The second law enables farmers to enter contracts with a complete legal framework to protect them and their lands. This way, contract farming acts as a form of price assurance, because, typically, in contract farming, the agreement is made between the farmer and buyer even before the crop is sown. The law has been made in such a way that the contract is for the produce and not the land. So, the land of the farmers is safe and cannot be taken away under any pretext. Further, farmers can end agreements if they choose to do so but contractors cannot do so.

Contract farming is not new in India. However, what is new in this law is, it provides a framework for legal protection for farmers, their lands and the price for their produce.

There were some questions some farmers had about these laws. The government has always been open for discussions, willing to clear misgivings about any clause in any law.

The government has already given the below assurances.

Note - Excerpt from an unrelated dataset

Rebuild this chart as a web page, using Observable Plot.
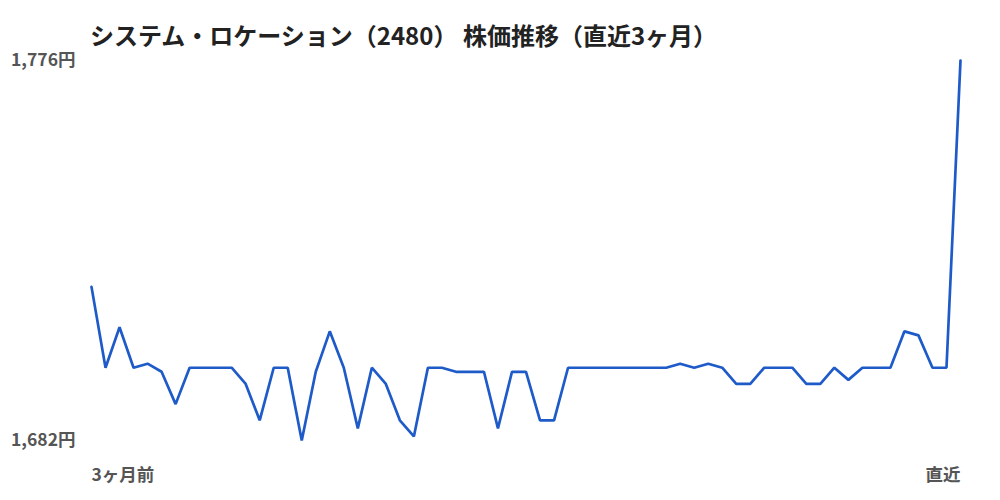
<!DOCTYPE html>
<html><head><meta charset="utf-8">
<script src="https://cdn.jsdelivr.net/npm/d3@7"></script>
<script src="https://cdn.jsdelivr.net/npm/@observablehq/plot@0.6"></script>
<style>
body{margin:0;background:#fff;font-family:"Noto Sans CJK JP","Noto Sans",sans-serif;}
#title{padding:20px 0 0 90px;height:30px;line-height:30px;font-size:24px;font-weight:700;color:#222;white-space:nowrap;}
</style></head><body>
<div id="title">システム・ロケーション（2480） 株価推移（直近3ヶ月）</div>
<div id="chart"></div>
<script>
const prices = [1720,1700,1710,1700,1701,1699,1691,1700,1700,1700,1700,1696,1687,1700,1700,1682,1699,1709,1700,1685,1700,1696,1687,1683,1700,1700,1699,1699,1699,1685,1699,1699,1687,1687,1700,1700,1700,1700,1700,1700,1700,1700,1701,1700,1701,1700,1696,1696,1700,1700,1700,1696,1696,1700,1697,1700,1700,1700,1709,1708,1700,1700,1776];
const yTicks = [1682, 1776];
const xLabels = ["3ヶ月前", "直近"];
const yUnit = "円";

const data = prices.map((v, i) => ({i, v}));
const last = prices.length - 1;

const chart = Plot.plot({
  width: 1000,
  height: 450,
  marginTop: 10,
  marginBottom: 60,
  marginLeft: 91,
  marginRight: 40,
  style: {fontFamily: '"Noto Sans CJK JP","Noto Sans",sans-serif', background: "#fff", overflow: "visible"},
  x: {domain: [0, last], axis: null},
  y: {domain: [yTicks[0], yTicks[1]], axis: null},
  marks: [
    Plot.axisY(yTicks, {
      label: null, tickSize: 0, tickPadding: 16, fontSize: 17.5, fontWeight: 700, fill: "#555",
      tickFormat: d => d3.format(",")(d) + yUnit
    }),
    Plot.line(data, {x: "i", y: "v", stroke: "#1e5bc9", strokeWidth: 2.7, strokeLinejoin: "miter"}),
    Plot.text([xLabels[0]], {x: () => 0, frameAnchor: "bottom", dy: 40, text: d => d, textAnchor: "start", fontSize: 17.5, fontWeight: 700, fill: "#555"}),
    Plot.text([xLabels[1]], {x: () => last, frameAnchor: "bottom", dy: 40, text: d => d, textAnchor: "end", fontSize: 17.5, fontWeight: 700, fill: "#555"})
  ]
});
document.getElementById("chart").appendChild(chart);
</script>
</body></html>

  • The government is ready to give written assurances about MSP
  • States could be allowed to levy tax on private markets outside APMC
  • Farmers will also be given the option of going to court to resolve any type of dispute
  • States shall have the right to register the Agricultural Agreement
  • No one can take away the land of farmers under any pretext. These laws do not allow any kind of transfer of land, sale, leases or mortgages
  • Contractors cannot make any permanent changes to the land of farmers
  • Contractors cannot take loans for any temporary construction on the lands of farmers
  • No matter what the situation is, the law does not allow any confiscation of lands from farmers

It is very clear that these pro-farmer reforms are crucial for the country to achieve the aim of doubling farmer income.

Because, the impact of these reforms will see India’s agriculture and food processing industries transformed. Private sector investments will pour in across the entire cold chain, reducing losses and ensuring better prices for farmers.

Better backward linkages will ensure better quality of produce, leading India to capture a bigger share of global export markets. So, even the global markets will open up for Indian farmers.

Employment in the food processing sector will rise among rural youth, and this will put India on the path towards becoming the leading food exporter in the world, while maintaining our food security.

Due to all of this, farming can become profitable even for small and marginal farmers.